"I've never been cavalier about screwing people over," Cosor protested at one point.
"I didn't say that," responded Studley.
Cosor: "Well, but you did."
Pausing, Cosor looked over and said apologetically, "We're still in repair mode." As if he needed to point it out. Nowadays, Studley will get on the all-company loudspeaker and say, somewhat artlessly, "Hey, great job. Really, really good job." Says Elaine with a laugh: "You can tell he's practicing--we joke about Jeffrey's sensitivity training. But it really is appreciated."
Indeed, it's little gestures such as those--not sea changes in anyone's personality--that have brought tensions back down to antebellum levels. Notes Mardy Grothe, "Often profound changes can be made in a relationship with a very small behavior change."
Whether the peace will prove to be a lasting one, of course, is anybody's guess. "I think we've got the skill set, but are we implementing it?" asks Nancy Eller. "There might be more trust, but it's still two separate businesses, really." One ominous sign: just a few weeks ago, Studley sprayed Cosor with a can of mace.
All right, all right, so that was actually an accident. But vigilance is the watchword. To make sure the same old conflicts don't resurface under a different guise, Cosor is cobbling together a board of advisers. He and Studley are finally building some internal controls, such as push-button financial reports, and they've institutionalized off-site retreats so they can leave behind what's urgent to discuss what's truly important over a steak and a scotch. They continue to meet with Wylie. And most recently, they've been trying to extricate themselves from their respective divisions. "I think the biggest challenge," explains Studley, "is to build middle management enough so that we can actually manage the business together--again."
"The reality is that a partnership really is like a marriage," says Cosor. It's in many ways as complicated and as vulnerable to the corrosive effects of unspoken fears and needs--emotions that partners too often dismiss as irrelevant to a "business" relationship. A partnership is also--dare we say it?--hard work. That fact eluded Cosor and Studley for years. Now they get it. Now they work to forestall the dangerous misinterpretations of each other's actions and motives that so wounded their partnership in the first place.
"The truth is," Studley says about their pre-marriage-counseling days, "we still thought highly of each other's goals, intellect, and values. We still had this core love for each other. It hadn't been thrown out, just overlaid with things."
"It's like a car that builds up a crust of salt and dust," Cosor adds. "Underneath, it may still be a beautiful car." Underneath, in other words, it may still be summers in the Catskills, happy bonds of brotherlike affection, shared breakthroughs in a start-up garage.

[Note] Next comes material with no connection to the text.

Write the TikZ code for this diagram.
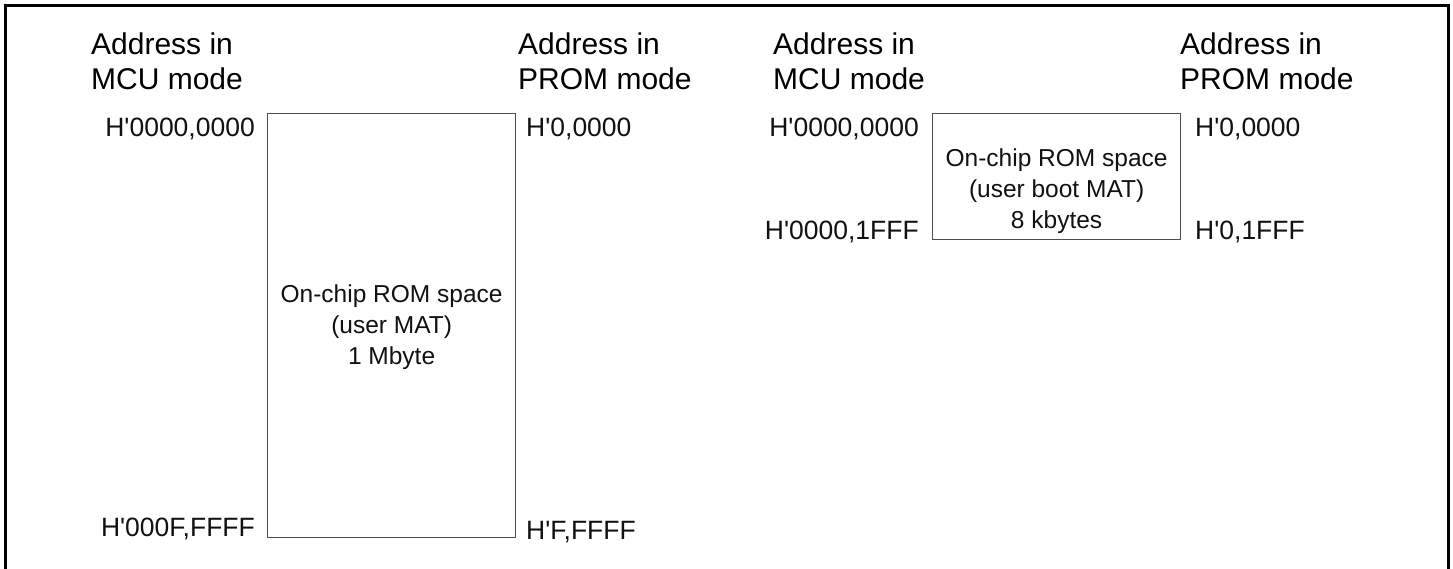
\documentclass[tikz,border=0pt]{standalone}
\usepackage{fontspec}
\setmainfont{Liberation Sans}
\usetikzlibrary{positioning}
\definecolor{boxgray}{HTML}{4D4D4D}
\definecolor{ink}{HTML}{111111}
\newcommand{\hq}{H\textquotesingle}

\begin{document}
\begin{tikzpicture}[x=1pt,y=-1pt,
  head/.style={align=left,inner sep=0pt,anchor=base west,font=\fontsize{30}{35}\selectfont},
  addr/.style={inner sep=0pt,font=\fontsize{26.5}{30}\selectfont,text=ink},
  mat/.style={draw=boxgray,line width=1.2pt,inner sep=0pt,anchor=north west},
  lbl/.style={align=center,inner sep=0pt,anchor=base,font=\fontsize{24.5}{31}\selectfont,text=ink}
]
\useasboundingbox (0,0) rectangle (1453,569);
% frame, open at the bottom
\draw[line width=3pt] (5.5,575) -- (5.5,5.5) -- (1448,5.5) -- (1448,575);

% user MAT
\node[head] (hmcu1) at (91,90) {Address in\\MCU mode};
\node[head] (hprom1) at (518,90) {Address in\\PROM mode};
\node[mat,minimum width=248pt,minimum height=424pt] (umat) at (267,113) {};
\node[lbl] (umattxt) at ([yshift=-251pt]umat.north) {On-chip ROM space\\(user MAT)\\1 Mbyte};
\node[addr,anchor=base east] (umcutop) at (255,137) {\hq0000,0000};
\node[addr,anchor=base east] (umcubot) at (255,536) {\hq000F,FFFF};
\node[addr,anchor=base west] (upromtop) at (526,137) {\hq0,0000};
\node[addr,anchor=base west] (uprombot) at (526,539) {\hq F,FFFF};

% user boot MAT
\node[head] (hmcu2) at (773,90) {Address in\\MCU mode};
\node[head] (hprom2) at (1180,90) {Address in\\PROM mode};
\node[mat,minimum width=248pt,minimum height=126pt] (bmat) at (932,113) {};
\node[lbl] (bmattxt) at ([yshift=-116pt]bmat.north) {On-chip ROM space\\(user boot MAT)\\8 kbytes};
\node[addr,anchor=base east] (bmcutop) at (919,137) {\hq0000,0000};
\node[addr,anchor=base east] (bmcubot) at (919,240) {\hq0000,1FFF};
\node[addr,anchor=base west] (bpromtop) at (1195,137) {\hq0,0000};
\node[addr,anchor=base west] (bprombot) at (1195,240) {\hq0,1FFF};
\end{tikzpicture}
\end{document}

"I'm so grateful to be in a good relationship with him now," says Cosor.
"It's as easy as a light switch," says Studley. "It's just really hard to find."
Jerry Useem is a senior writer at Inc.
The Rules
The art (not science) of picking the right partner
Leigh Griffith, a lawyer at Waller Lansden Dortch & Davis, in Nashville, remembers the time two men came into his office and announced that they wanted to form a partnership. One was going to be the CEO. The other was to put up the money. "They had a concept," recalls Griffith, "and they were both going to make a million dollars on it."
So Griffith walked them through some rudimentary questions. "Who's going to have control?" he asked. The would-be CEO spoke up first: "I'm running it, so me." But the money man quickly contradicted him: "Well, it's my money." The two finally agreed that a third party would break any impasse.
Griffith moved on to question number two. "If this guy puts up more money," he asked, pointing at the financier, "does he get more control?" Another hot disagreement ensued, during which the money man began gesticulating violently in his swivel chair. The chair broke, sending him tumbling. The partnership fell apart, too. "They had come in expecting a bridal suite," says Griffith, "and 30 minutes later they left with pieces of chair on the ground."
Such is the half-baked thinking behind many a partnership. Says Mardy Grothe, a Bedford, Mass., psychologist who counsels partners, "It's amazing to me that people don't sit down and talk about it." They don't subject their choices to even a modicum of scrutiny, although it's likely they'll spend more time with their partners than with their spouses.
So how does one find the right fit? "Do a little dating," suggests Peter Wylie, a Washington, D.C., psychologist. "Take on a challenge together, like meeting a deadline." Dennis Jaffe, a San Francisco-based consultant, suggests drawing up "a statement of expectations--a charter, a constitution that can be referred to." And not with any lawyers around: "Draw it up yourself, in your own words."
Or simply talk. "Let's sit down and talk about the reservations that are being dimly experienced deep in our gut," Grothe counsels, "that we're almost pushing out of the way because we want to go into this thing with fervor."
He also recommends asking a prospect for permission to talk to someone he or she has partnered with in the past: "If someone says, 'No way,' that would be a bit of a red flag."
But perhaps the most important due diligence to be done, says Grothe, involves yourself. "Get your spouse or your friends to tell you whether you're good partner material," he says--that is, examine your own potential strengths and weaknesses.